The moment Roy (Harris), a former Arizona sheriff, hears a shotgun go off near his property he fears the worst as he races to his wife taking her horse for a ride. Roy and Olivia’s property sits right next to the Mexican border and they constantly see illegals crossing over. When Roy arrives at his wife’s bloody side, he spots Miguel (Pena) fleeing her side. Desperate to make a better life for his child, wife and baby on the way, Miguel left Mexico to cross the border and gain a job so he can provide for them. Now charged with first degree murder and no way to prove his innocence, his wife Paulina (Longoria) takes a different, more dangerous route to cross the border and find him.
Four time Oscar nominee (and director) Ed Harris has always brought a level of integrity to every project he has worked on. Even if the film was bad or forgettable, like Tommy Lee Jones, Clint Eastwood or Meryl Streep, it was his integrity, doing character work that you remembered. Frontera is no different and survives nearly entirely due to that integrity he injects into this level headed character. Pena (Crash, End of Watch) is the other reason Frontera is mildly recommendable. The film is at its strongest when both actors share a handful of scenes.

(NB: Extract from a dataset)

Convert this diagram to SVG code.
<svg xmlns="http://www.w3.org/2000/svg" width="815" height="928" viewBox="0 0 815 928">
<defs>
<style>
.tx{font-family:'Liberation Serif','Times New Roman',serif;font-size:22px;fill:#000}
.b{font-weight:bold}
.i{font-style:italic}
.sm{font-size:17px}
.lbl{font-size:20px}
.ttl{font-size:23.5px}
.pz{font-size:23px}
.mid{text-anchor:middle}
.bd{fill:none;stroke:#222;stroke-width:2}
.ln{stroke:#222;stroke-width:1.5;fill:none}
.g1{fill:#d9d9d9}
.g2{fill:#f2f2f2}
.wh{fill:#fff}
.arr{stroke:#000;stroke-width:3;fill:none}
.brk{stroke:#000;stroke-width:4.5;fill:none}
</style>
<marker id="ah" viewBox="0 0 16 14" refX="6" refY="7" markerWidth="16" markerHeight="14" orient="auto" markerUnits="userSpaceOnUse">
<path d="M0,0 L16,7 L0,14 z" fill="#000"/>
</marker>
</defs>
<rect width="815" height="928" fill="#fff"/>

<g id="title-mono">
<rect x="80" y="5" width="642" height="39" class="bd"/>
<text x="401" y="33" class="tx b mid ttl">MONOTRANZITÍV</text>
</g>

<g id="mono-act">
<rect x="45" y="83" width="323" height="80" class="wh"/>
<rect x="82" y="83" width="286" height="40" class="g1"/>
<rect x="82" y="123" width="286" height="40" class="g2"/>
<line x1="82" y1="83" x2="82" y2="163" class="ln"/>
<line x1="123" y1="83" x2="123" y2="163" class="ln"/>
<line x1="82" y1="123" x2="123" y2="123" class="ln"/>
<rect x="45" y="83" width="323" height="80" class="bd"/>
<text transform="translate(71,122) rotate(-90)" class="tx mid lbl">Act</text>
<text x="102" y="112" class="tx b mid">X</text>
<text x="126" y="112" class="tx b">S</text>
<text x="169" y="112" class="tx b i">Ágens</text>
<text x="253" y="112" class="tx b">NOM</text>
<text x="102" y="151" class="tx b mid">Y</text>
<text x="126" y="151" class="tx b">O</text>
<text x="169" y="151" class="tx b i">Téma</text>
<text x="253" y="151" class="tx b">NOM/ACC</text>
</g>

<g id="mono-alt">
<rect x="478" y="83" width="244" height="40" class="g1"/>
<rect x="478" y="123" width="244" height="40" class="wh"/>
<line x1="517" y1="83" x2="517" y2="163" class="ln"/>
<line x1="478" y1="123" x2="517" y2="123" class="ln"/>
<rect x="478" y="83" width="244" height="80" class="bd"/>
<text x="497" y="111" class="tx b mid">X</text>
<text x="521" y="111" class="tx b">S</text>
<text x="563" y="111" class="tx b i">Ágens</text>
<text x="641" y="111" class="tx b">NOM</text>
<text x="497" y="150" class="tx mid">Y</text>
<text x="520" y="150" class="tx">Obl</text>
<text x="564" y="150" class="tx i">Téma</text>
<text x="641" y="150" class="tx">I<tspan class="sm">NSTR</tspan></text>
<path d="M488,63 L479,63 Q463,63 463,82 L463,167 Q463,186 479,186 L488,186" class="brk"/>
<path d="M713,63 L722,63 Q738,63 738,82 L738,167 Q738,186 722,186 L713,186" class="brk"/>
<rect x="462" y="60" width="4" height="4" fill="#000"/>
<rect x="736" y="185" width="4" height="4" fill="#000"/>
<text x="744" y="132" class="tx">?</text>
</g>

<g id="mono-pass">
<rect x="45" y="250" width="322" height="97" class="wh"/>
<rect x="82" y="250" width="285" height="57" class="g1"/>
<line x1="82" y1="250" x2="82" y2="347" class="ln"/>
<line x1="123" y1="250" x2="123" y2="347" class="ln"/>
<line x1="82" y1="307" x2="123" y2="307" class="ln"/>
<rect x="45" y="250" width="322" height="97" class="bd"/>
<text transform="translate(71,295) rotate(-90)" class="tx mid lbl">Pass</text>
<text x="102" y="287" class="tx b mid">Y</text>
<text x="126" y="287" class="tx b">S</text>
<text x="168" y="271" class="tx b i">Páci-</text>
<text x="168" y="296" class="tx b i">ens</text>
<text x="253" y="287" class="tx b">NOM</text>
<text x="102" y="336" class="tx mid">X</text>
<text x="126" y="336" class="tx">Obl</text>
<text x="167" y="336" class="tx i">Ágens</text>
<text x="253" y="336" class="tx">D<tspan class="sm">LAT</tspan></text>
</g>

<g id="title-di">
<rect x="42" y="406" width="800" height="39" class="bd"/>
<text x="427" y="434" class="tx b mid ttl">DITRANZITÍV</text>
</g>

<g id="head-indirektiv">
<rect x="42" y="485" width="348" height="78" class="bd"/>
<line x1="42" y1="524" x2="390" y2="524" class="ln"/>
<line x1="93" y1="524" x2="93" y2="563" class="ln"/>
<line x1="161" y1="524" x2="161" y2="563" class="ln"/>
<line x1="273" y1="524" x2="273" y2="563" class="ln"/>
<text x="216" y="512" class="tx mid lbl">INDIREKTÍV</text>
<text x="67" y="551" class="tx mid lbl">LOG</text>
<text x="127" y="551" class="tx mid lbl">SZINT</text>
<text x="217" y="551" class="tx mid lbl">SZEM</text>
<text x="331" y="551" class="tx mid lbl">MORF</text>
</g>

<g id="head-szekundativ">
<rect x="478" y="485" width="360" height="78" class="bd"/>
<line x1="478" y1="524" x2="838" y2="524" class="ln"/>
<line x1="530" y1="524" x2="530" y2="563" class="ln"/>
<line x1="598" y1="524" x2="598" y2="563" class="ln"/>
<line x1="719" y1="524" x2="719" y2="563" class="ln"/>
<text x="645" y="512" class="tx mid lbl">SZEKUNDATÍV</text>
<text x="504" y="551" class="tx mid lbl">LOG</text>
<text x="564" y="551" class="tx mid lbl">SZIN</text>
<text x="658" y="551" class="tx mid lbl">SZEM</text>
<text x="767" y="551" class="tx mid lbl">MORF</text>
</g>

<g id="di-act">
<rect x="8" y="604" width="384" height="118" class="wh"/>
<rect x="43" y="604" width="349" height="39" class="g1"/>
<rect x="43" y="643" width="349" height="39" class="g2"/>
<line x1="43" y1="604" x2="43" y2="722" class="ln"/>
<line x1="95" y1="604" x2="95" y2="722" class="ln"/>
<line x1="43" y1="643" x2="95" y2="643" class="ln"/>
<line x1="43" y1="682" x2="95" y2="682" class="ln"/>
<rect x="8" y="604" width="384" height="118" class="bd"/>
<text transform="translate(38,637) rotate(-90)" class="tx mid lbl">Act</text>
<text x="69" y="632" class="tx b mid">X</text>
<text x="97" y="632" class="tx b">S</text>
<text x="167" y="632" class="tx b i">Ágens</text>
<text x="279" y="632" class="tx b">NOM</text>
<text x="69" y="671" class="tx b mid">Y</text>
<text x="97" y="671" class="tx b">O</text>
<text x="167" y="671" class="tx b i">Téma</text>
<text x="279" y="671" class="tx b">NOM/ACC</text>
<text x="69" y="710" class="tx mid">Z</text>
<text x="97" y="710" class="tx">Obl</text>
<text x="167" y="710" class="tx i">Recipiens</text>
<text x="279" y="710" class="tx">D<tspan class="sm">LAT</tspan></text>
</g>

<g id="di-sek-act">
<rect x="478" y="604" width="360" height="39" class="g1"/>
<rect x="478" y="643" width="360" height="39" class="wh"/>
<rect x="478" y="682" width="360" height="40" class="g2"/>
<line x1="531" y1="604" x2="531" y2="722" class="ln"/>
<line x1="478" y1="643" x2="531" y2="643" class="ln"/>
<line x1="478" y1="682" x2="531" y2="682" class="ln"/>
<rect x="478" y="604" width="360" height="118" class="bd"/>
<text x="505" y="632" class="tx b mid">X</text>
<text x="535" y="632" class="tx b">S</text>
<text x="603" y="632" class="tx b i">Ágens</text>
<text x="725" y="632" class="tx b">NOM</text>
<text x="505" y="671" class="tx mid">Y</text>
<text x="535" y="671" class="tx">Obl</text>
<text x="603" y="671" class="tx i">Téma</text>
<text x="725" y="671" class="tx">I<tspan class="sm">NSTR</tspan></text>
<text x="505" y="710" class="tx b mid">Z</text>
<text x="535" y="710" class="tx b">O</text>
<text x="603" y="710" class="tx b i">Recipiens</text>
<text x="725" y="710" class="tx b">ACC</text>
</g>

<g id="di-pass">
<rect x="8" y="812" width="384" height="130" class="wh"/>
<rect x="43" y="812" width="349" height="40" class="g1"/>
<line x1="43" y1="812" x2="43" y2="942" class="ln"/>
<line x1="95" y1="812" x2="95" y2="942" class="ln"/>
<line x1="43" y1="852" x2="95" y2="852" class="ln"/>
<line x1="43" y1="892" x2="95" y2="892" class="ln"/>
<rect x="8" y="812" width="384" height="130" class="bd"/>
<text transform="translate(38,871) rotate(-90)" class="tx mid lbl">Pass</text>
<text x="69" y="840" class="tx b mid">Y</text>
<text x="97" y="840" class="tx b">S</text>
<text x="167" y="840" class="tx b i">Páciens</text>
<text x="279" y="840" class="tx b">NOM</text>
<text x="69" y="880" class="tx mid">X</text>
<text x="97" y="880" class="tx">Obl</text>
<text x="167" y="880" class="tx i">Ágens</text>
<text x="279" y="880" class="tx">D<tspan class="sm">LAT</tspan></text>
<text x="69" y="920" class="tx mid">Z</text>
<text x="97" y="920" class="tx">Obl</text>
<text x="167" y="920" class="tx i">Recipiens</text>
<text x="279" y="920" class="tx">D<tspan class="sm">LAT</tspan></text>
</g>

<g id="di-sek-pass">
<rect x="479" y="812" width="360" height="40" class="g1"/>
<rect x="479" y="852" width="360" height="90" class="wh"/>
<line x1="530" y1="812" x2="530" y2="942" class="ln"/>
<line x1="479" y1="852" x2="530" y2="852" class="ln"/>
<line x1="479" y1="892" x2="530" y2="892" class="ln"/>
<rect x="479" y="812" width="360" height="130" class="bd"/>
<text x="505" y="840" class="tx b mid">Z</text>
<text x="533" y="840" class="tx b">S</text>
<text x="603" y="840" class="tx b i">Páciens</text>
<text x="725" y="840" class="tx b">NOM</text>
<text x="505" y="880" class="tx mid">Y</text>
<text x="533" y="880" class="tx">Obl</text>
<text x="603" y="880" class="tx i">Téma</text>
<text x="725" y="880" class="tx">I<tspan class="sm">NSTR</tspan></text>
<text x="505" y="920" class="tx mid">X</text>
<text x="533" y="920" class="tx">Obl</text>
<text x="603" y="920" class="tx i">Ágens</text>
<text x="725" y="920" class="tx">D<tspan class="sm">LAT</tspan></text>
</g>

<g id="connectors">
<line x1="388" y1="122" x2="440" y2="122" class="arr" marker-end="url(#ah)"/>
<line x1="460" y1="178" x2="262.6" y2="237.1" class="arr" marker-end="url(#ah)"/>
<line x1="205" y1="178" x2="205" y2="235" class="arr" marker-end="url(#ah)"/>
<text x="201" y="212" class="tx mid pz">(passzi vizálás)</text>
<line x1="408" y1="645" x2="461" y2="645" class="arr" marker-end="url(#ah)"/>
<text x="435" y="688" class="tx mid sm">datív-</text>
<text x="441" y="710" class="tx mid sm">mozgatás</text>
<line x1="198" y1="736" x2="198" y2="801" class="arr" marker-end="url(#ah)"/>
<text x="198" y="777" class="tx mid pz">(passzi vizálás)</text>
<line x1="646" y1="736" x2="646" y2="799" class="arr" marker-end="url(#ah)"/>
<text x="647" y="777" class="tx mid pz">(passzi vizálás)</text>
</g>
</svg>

In the vein of films like Babel or Crash that use the struggle of varying cultures and races to speak loud volumes against an issue, Frontera is a poorly articulated example of that type of film movement. Without the star power of Harris, Pena and Longoria this wouldn’t even be making it to the very limited release its receiving. Berry’s attempt to show the good and bad on both sides of the border is so simplistic, and without varying degrees of that good and bad, it hurts the entire film. This person is completely good and this person is completely bad; the characters are ironically either one thing or another in a film that is preaching against that very idea.
Final Thought – Swap out the writer(s) and director and with a more intuitive person at the helm this could have been fantastic.